Bir ülkenin tiyatro sanatına katkı yapacak tek şey, o ülkenin dilinde üstün tiyatro yapıtlarının ortaya çıkması ise, sadece yerli yapıtları sahneye taşıyacak bir tiyatronun nasıl önemli bir görev üstlenmiş olduğu anlaşılır. Hele Türkçenin ihmal edilmiş zenginliklerinin pek çok dehayı yetiştirecek kadar geniş olduğu düşünülürse…
İdeal tiyatroyu tarif etmeye kalksaydık beklentilerimizi herhalde şöyle sıralardık:
- İdeal tiyatro, sadece karakter komedisi oynasın. Stand-up, sit-com veya insanları karton karakterler haline sokan oyunlara sahnelerinde asla yer vermesin
- En fazla yerli yazarların hiçbir yerde oynanmamış yapıtlarını sahneye koysun. Repertuarı, ağırlıkla, ilk kez kendi sahnesine çıkan oyunlardan ibaret olsun. Yerli yazarların yaptığı, kendi damgalarını taşıyan uyarlamalar dışında, eski, yeni tüm yabancı oyun yazarlarına kapısı kapalı olsun.
- Ekonomik bağımsızlık, üzerine titrediği bir ilke olsun. Kurumlar, bireyler bir tiyatronun ihtiyaç duyduğu imkanlardan onu yararlandırabilir, oyunlarına salonlarını açabilirler. Hiç kimseden, hiçbir kurumdan, devletten, maddi destek/parasal yardım/sponsorluk kabul etmesin. Sadece seyirciye dayansın.
- O, yetenekli oyuncu ve yazarların, tiyatroyla ilgili bir şey yapmak istediklerinde, diğer tiyatrolardan önce kapısını çalacakları, akıllarına gelen ilk adres olsun. Ne var ki, elemeler öyle insafsız olsun ki, bu tiyatroya gönül vermiş insanları gerçekten olağanüstü işler yapmaya zorlasın.
- Aynı oyunlar, aynı dönemde, farklı kadrolarca da oynanabilir. Bu, ideal tiyatroyu diğerleri gibi içine kapalı olmaktan çıkaracaktır.

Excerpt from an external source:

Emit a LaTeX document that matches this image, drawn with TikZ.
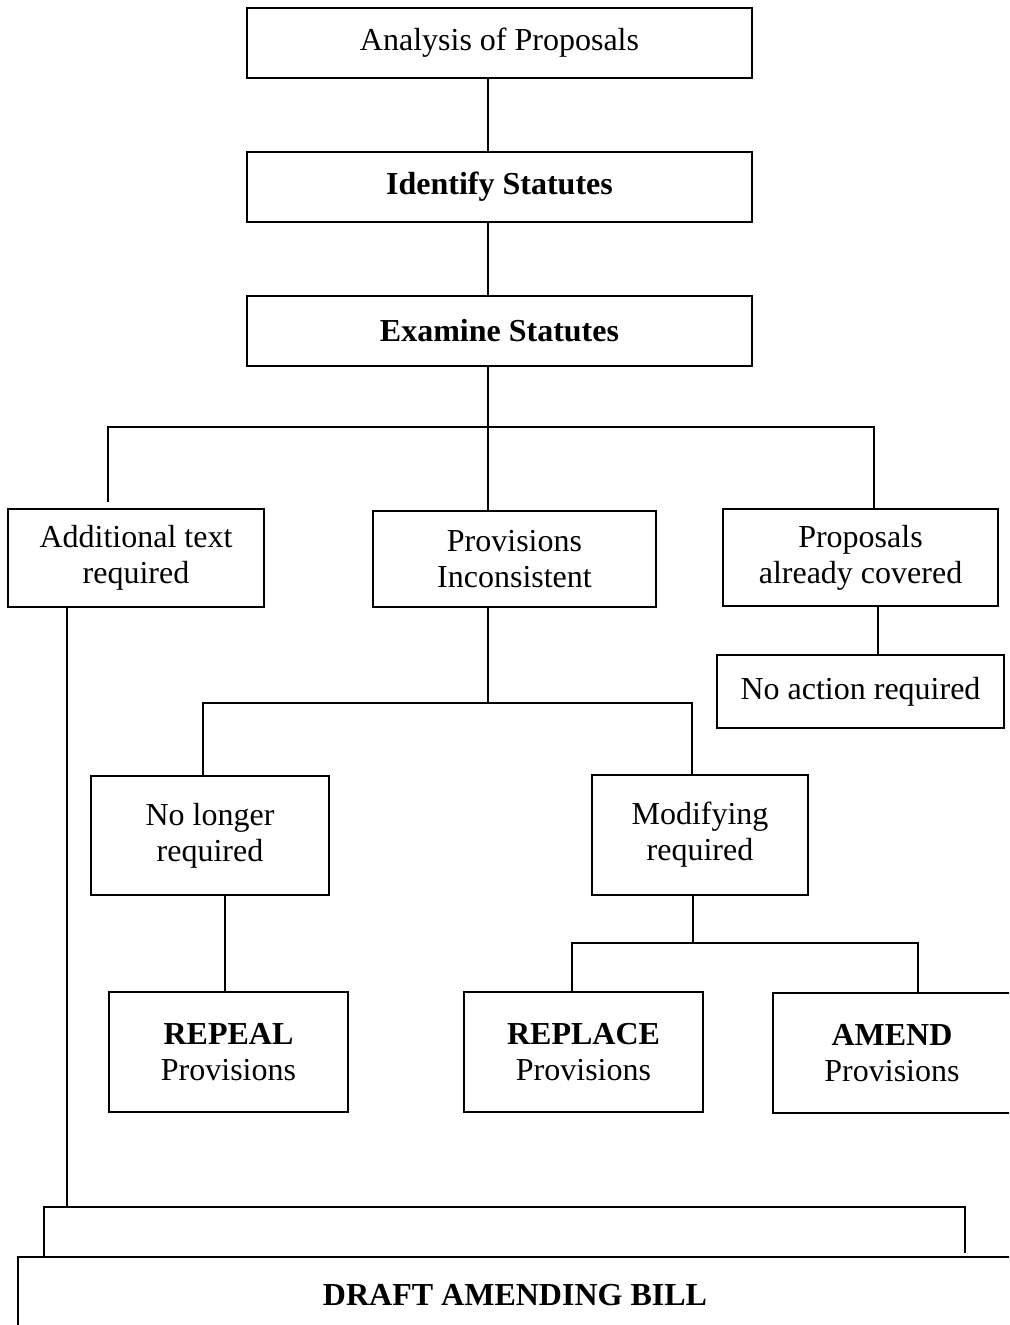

- Mevcut tiyatrolar ticari kaygılarla hareket ediyor olabilir. Nitekim büyük, profesyonel tiyatro sayılmalarını, ünlerini tümüyle buna borçludurlar. Eğer ticari kaygı duymasalardı, büyük olamazlardı. İdeal tiyatro hep küçük kalsa da, o, büyük tiyatroların yüklenemedikleri sorumlulukların asıl taşıyıcısı olacaktır.
- Dil, zekanın, hayal gücünün bir aletidir. Dil, ruhun, bedenin, gündelik hayatın aynasıdır. Yerli yazarlarımız, dilimizin işçileridir. İşte ideal tiyatro, bu işçileri çoğaltmaya ve aralarından en iyilerini bulmaya çalışsın, asla tek yazarın, tek oyuncunun tiyatrosu olmasın.
- İdeal tiyatro kendisi okula dönüşsün ama asla bir marangoz atölyesi açar gibi kurs açma çabası olmasın.
- Dillerine sahip çıkan toplumlar, tiyatrolarına da sahip çıkar. Nitekim Türkiye sahnelerinde oynanan eserlerin çoğu hep bu ülkelerin, yani yabancı yazarların eserleridir. Eğer bu ülkeler kendi dillerine önem vermeselerdi, şimdi yapıtlarını hayranlıkla izlediğimiz büyük yazarların hiçbiri olmazdı. Başka ülkelerin kendi yazarlarına verdikleri önemi, ideal tiyatro kendi ülkesinde, kendi yazarlarına versin. Türkçemize sahip çıkarak yepyeni bir tiyatro dili yaratsın. Çünkü tiyatro, bir konuşma sanatıdır.
- İdeal tiyatro, az sayıda seyirciyi mümkün olduğunca çok sağmak ilkesini reddetsin, oyun giriş ücretlerini asgari düzeyde tutsun. Hep küçük, amatör bir tiyatro olarak kalsın. İşte bu altın değerindeki ilke, gelecekte kapılarnı sadece maddi destek sunacaklara, sponsor olacaklara değil, para kazanmak ümidiyle gelecek olanlara da sımsıkı kapatsın.
Böyle ideal bir tiyatro var mı? Olsa da bu ilkelerle yola çıkmış bir tiyatro yaşayabilir mi?